Queremos mais amor e um bom comportamento pessoal e político para com o país em que vivemos

Nos jardins de Deus nascem e cabem todas as flores. Menos as que Jair Bolsonaro e seus cupinchas não querem. E como eles ainda não sabem com certeza o que não querem, tentam nos fazer prisioneiros de seus delírios, como esse agora das vacinas pediátricas. Meninos e meninas de 5 a 11 anos não poderão se proteger do vírus, devem se tornar suas vítimas compulsórias. Porque, ninguém sabe.

Como também ninguém sabia, quando o homem começou a pensar melhor, a refletir sobre o mundo diante dele, incompleto e imperfeito. Era preciso mexer aqui e ali, separar as coisas de modo a evitar feras e males, tudo o que pudesse vir a ser obstáculo para a construção de uma civilização, nosso papel por aqui. Depois de um certo tempo de muito esforço, acreditamos que era possível ir mais longe — mais do que construir uma civilização que andasse junto com o resto, podíamos conquistar os jardins de Deus por nossa própria conta e risco, estabelecer as regras novas e definitivas sem negociá-las com a complexa personalidade da Natureza, transformando-a no Jardim dos Homens. Deu no que deu.

Agora é ir em frente, encarar o mundo, ver o que ainda dá para fazer. Nunca é tarde demais. Mas Bolsonaro e sua turma não querem entendimento com ninguém, em torno de nada. Eles só querem confronto e briga, ganha a guerra quem piscar primeiro. E pronto. Por isso não abrem mão de povoar o mundo, do jeito que eles quiserem.

Se não conseguiram fazer com que ainda mais morressem, além dos 650 mil abatidos inutilmente (“E daí?”), vão agora lutar pelo sacrifício das crianças. Por elas vão rezar, não sei que rezas, como heroínas de um original jeito de viver. Bolsonaro: “Eu sou Messias, mas não faço milagre”. Milagre, não. Mas meninos e meninas sem vacinas se tornarão exemplos de um modo de vida que começa pela morte. Em outubro de 2020, ele disse: “Já mandei cancelar, o presidente sou eu (?). Toda e qualquer vacina está descartada”. E em março do ano seguinte: “Chega de frescura e de mimimi. Vão ficar chorando até quando?”. Claro, homem não chora, homem só chora quando é com ele.
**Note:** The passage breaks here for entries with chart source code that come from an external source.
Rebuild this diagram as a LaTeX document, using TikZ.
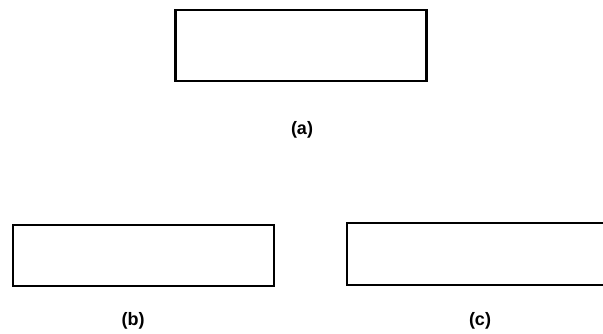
\documentclass[tikz,border=0pt]{standalone}
\usepackage{fontspec}
\setmainfont{Liberation Sans}
\begin{document}
\begin{tikzpicture}[x=1pt,y=1pt,
  box/.style={draw=black,line width=2.6pt,inner sep=0pt},
  lab/.style={font=\bfseries\fontsize{18}{20}\selectfont,inner sep=0pt}]
\clip (0,0) rectangle (603,333);
\fill[white] (0,0) rectangle (603,333);
\node[box,minimum width=251pt,minimum height=71pt] (ra) at (301,287.5) {};
\node[lab] (la) at (302,203) {(a)};
\node[box,minimum width=261pt,minimum height=61pt] (rb) at (143.5,77.5) {};
\node[lab] (lb) at (133,12) {(b)};
\node[box,minimum width=270pt,minimum height=62pt] (rc) at (482,79) {};
\node[lab] (lc) at (480,12) {(c)};
\end{tikzpicture}
\end{document}
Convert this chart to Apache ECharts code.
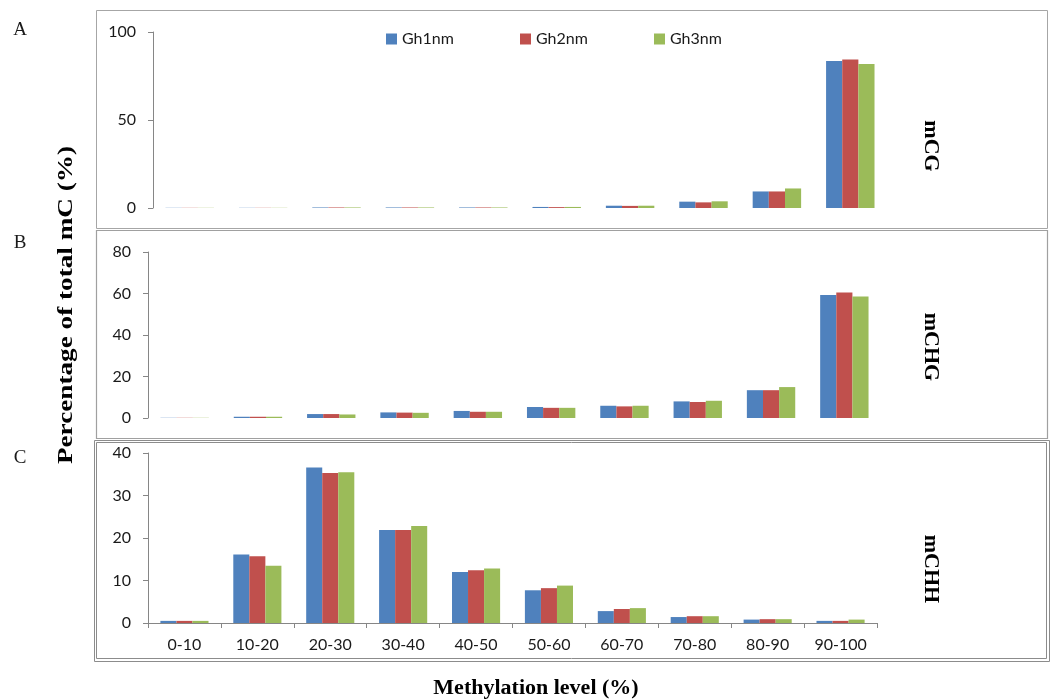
<!DOCTYPE html>
<html>
<head>
<meta charset="utf-8">
<title>Methylation level distribution</title>
<script src="https://cdn.jsdelivr.net/npm/echarts@6/dist/echarts.min.js"></script>
<style>
  html, body { margin: 0; padding: 0; background: #ffffff; }
  #chart { width: 1052px; height: 700px; }
</style>
</head>
<body>
<div id="chart"></div>
<script>
// Methylation level bins (x axis)
const categories = ['0-10', '10-20', '20-30', '30-40', '40-50', '50-60', '60-70', '70-80', '80-90', '90-100'];
const sampleNames = ['Gh1nm', 'Gh2nm', 'Gh3nm'];
const sampleColors = ['#4F81BD', '#C0504D', '#9BBB59'];

// Panel A: mCG, percentage of total mC per bin
const mCG_Gh1nm = [0.1, 0.1, 0.3, 0.3, 0.3, 0.6, 1.3, 3.6, 9.4, 83.5];
const mCG_Gh2nm = [0.1, 0.1, 0.3, 0.3, 0.3, 0.5, 1.2, 3.2, 9.4, 84.4];
const mCG_Gh3nm = [0.1, 0.1, 0.3, 0.3, 0.3, 0.6, 1.3, 3.8, 11.1, 81.8];

// Panel B: mCHG
const mCHG_Gh1nm = [0.1, 0.6, 1.9, 2.7, 3.4, 5.3, 5.9, 8.0, 13.4, 59.3];
const mCHG_Gh2nm = [0.1, 0.6, 1.9, 2.6, 3.0, 4.9, 5.6, 7.7, 13.4, 60.5];
const mCHG_Gh3nm = [0.1, 0.6, 1.7, 2.5, 3.0, 4.9, 5.9, 8.3, 14.9, 58.6];

// Panel C: mCHH
const mCHH_Gh1nm = [0.5, 16.1, 36.6, 21.9, 12.0, 7.7, 2.8, 1.4, 0.8, 0.5];
const mCHH_Gh2nm = [0.5, 15.7, 35.3, 21.9, 12.4, 8.2, 3.3, 1.6, 0.9, 0.5];
const mCHH_Gh3nm = [0.5, 13.5, 35.5, 22.8, 12.8, 8.8, 3.5, 1.6, 0.9, 0.8];

// Value axis ticks per panel
const ticksA = [0, 50, 100];
const ticksB = [0, 20, 40, 60, 80];
const ticksC = [0, 10, 20, 30, 40];

const panelLetters = ['A', 'B', 'C'];
const contextLabels = ['mCG', 'mCHG', 'mCHH'];
const yTitle = 'Percentage of total mC (%)';
const xTitle = 'Methylation level (%)';

const panels = [
  { data: [mCG_Gh1nm, mCG_Gh2nm, mCG_Gh3nm], ticks: ticksA, grid: { left: 153, top: 32, width: 734, height: 176 } },
  { data: [mCHG_Gh1nm, mCHG_Gh2nm, mCHG_Gh3nm], ticks: ticksB, grid: { left: 148, top: 252, width: 733, height: 166 } },
  { data: [mCHH_Gh1nm, mCHH_Gh2nm, mCHH_Gh3nm], ticks: ticksC, grid: { left: 148, top: 453, width: 729, height: 170 } }
];

const tickFont = 'Lato';
const axisGray = '#868686';
const textDark = '#1a1a1a';

const grids = panels.map(p => Object.assign({ containLabel: false }, p.grid));

const xAxes = panels.map((p, i) => {
  const last = i === panels.length - 1;
  return {
    type: 'category',
    gridIndex: i,
    data: categories,
    boundaryGap: true,
    axisLine: { show: last, lineStyle: { color: axisGray, width: 1 } },
    axisTick: { show: last, alignWithLabel: false, length: 5, lineStyle: { color: axisGray } },
    axisLabel: { show: last, margin: 14, fontFamily: tickFont, fontSize: 16, color: textDark },
    splitLine: { show: false }
  };
});

const yAxes = panels.map((p, i) => {
  const t = p.ticks;
  return {
    type: 'value',
    gridIndex: i,
    min: t[0],
    max: t[t.length - 1],
    interval: t[1] - t[0],
    axisLine: { show: true, lineStyle: { color: axisGray, width: 1 } },
    axisTick: { show: true, length: 5, lineStyle: { color: axisGray } },
    axisLabel: { margin: 17, fontFamily: tickFont, fontSize: 16, color: textDark },
    splitLine: { show: false }
  };
});

const series = [];
panels.forEach((p, i) => {
  p.data.forEach((values, k) => {
    series.push({
      type: 'bar',
      name: sampleNames[k],
      xAxisIndex: i,
      yAxisIndex: i,
      data: values,
      barGap: '0%',
      barCategoryGap: '34%',
      itemStyle: { color: sampleColors[k] },
      emphasis: { disabled: true },
      animation: false
    });
  });
});

// One legend per sample so each entry sits at its own spot
const legendLefts = [386, 520, 654];
const legends = sampleNames.map((n, k) => ({
  data: [n],
  left: legendLefts[k],
  top: 31,
  orient: 'horizontal',
  icon: 'rect',
  itemWidth: 11,
  itemHeight: 11,
  padding: 0,
  selectedMode: false,
  textStyle: { fontFamily: tickFont, fontSize: 16, color: textDark }
}));

const serif = '"Liberation Serif", "Times New Roman", serif';

const graphic = [
  // panel frames
  { type: 'rect', shape: { x: 96.5, y: 10.5, width: 951, height: 218 }, style: { fill: 'none', stroke: '#a6a6a6', lineWidth: 1 }, silent: true },
  { type: 'rect', shape: { x: 96.5, y: 230.5, width: 951, height: 208 }, style: { fill: 'none', stroke: '#a0a0a0', lineWidth: 1.2 }, silent: true },
  { type: 'rect', shape: { x: 94.5, y: 440.5, width: 955, height: 221 }, style: { fill: 'none', stroke: '#8c8c8c', lineWidth: 1 }, silent: true },
  { type: 'rect', shape: { x: 96.5, y: 442.5, width: 950, height: 216 }, style: { fill: 'none', stroke: '#8c8c8c', lineWidth: 1 }, silent: true },
  // panel letters
  { type: 'text', x: 20, y: 30, style: { text: panelLetters[0], font: '19px ' + serif, fill: textDark, align: 'center', verticalAlign: 'middle' }, silent: true },
  { type: 'text', x: 20, y: 243, style: { text: panelLetters[1], font: '19px ' + serif, fill: textDark, align: 'center', verticalAlign: 'middle' }, silent: true },
  { type: 'text', x: 20, y: 458, style: { text: panelLetters[2], font: '19px ' + serif, fill: textDark, align: 'center', verticalAlign: 'middle' }, silent: true },
  // sequence context labels, reading downwards
  { type: 'text', x: 931, y: 146, rotation: -Math.PI / 2, style: { text: contextLabels[0], font: 'bold 22px ' + serif, fill: '#000', align: 'center', verticalAlign: 'middle' }, silent: true },
  { type: 'text', x: 931, y: 347, rotation: -Math.PI / 2, style: { text: contextLabels[1], font: 'bold 22px ' + serif, fill: '#000', align: 'center', verticalAlign: 'middle' }, silent: true },
  { type: 'text', x: 931, y: 569, rotation: -Math.PI / 2, style: { text: contextLabels[2], font: 'bold 22px ' + serif, fill: '#000', align: 'center', verticalAlign: 'middle' }, silent: true },
  // shared axis titles
  { type: 'text', x: 67, y: 305, rotation: Math.PI / 2, scaleX: 1.36, style: { text: yTitle, font: 'bold 20px ' + serif, fill: '#000', align: 'center', verticalAlign: 'middle' }, silent: true },
  { type: 'text', x: 536, y: 689, scaleX: 1.1, style: { text: xTitle, font: 'bold 20px ' + serif, fill: '#000', align: 'center', verticalAlign: 'middle' }, silent: true }
];

const chart = echarts.init(document.getElementById('chart'), null, { renderer: 'canvas' });
chart.setOption({
  backgroundColor: '#ffffff',
  animation: false,
  legend: legends,
  grid: grids,
  xAxis: xAxes,
  yAxis: yAxes,
  series: series,
  graphic: graphic
});
</script>
</body>
</html>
Ou então: homem não chora — homem grita, berra, protesta quando não é justo o que fazem com ele. E é assim que está sendo, nessa hora de firme posição dos técnicos da Anvisa, do monte de demissões de funcionários, de mais de 300 auditores entregando seus cargos, de reações de quem lida com o assunto e sabe o que está fazendo, gente que não é de brincadeira.

Não é possível que, quando tomamos conhecimento desse “orçamento secreto”, desse apuro da corrupção que não nos deixa mais saber quem roubou ou quem se beneficiou injustamente da grana pública, sejamos obrigados a acreditar que os interesses eleitorais dos deputados locais sejam mais adequados à racionalidade do regime do que as necessidades do território que representam.

Às vésperas de Natal e Réveillon, o Rio de Janeiro tem uma alta de 64% na vacinação. E 80% da população da capital fluminense está imunizada contra a Covid-19. Além de darmos limite às festas, que a felicidade e o bem estar de todos chegue com máscaras sanitárias, distanciamento social e álcool gel. (De onde será que vem o ódio contra os que agem corretamente, em benefício da população?).

Esperamos que a Natureza também colabore, pelo menos um pouco mais, não inventando novos romances entre os vírus, evitando outras cepas com novos problemas para nos defendermos delas. Queremos mais amor e um bom comportamento pessoal e político para com o país em que vivemos. Além disso, um muito feliz Natal para todo mundo, que todo mundo merece.